I really appreciate if you give some help!
Best Answer
$$(x_1, \ldots, x_j, \ldots, x_n) = x = F(F^{-1}(x)) = F((h_1(x), \ldots, h_j(x), \ldots, h_n(x))) = (h_1(x), \ldots, h_j(x), \ldots, f(h_1(x), \ldots, h_n(x)))$$ Therefore $x_j = h_j(x)$.
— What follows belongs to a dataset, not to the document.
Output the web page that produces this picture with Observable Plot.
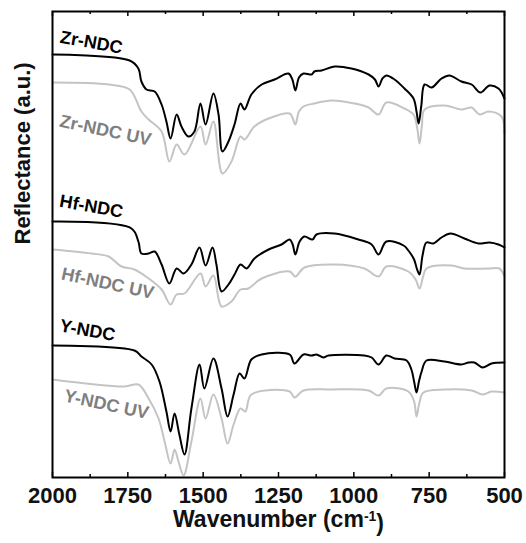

Theorem 2.1.5 (c) states that if $f$ is a continuous function then the inverse image/preimage of an open set is also open. We can make a continuous function $f: \mathbb{R}^{n-1} \rightarrow \mathbb{R}^{n}$ that maps $(x_1, \ldots, x_{n-1})$ to $(x_1, \ldots, x_{n-1}, 0)$. By that theorem, $$f^{-1}(W) = \{(x_1, \ldots, x_{n-1}) \in \mathbb{R}^{n-1} \vert f((x_1, \ldots, x_{n-1})) = (x_1, \ldots, x_{n-1}, 0) \in W\} = U$$ is open as $W$ is open.
The derivative of $g$ evaluated at $(y_1, \ldots, y_{n-1})$ is the derivative of $h_n$ evaluated at $(y_1, \ldots, y_{n-1}, 0)$ which exists.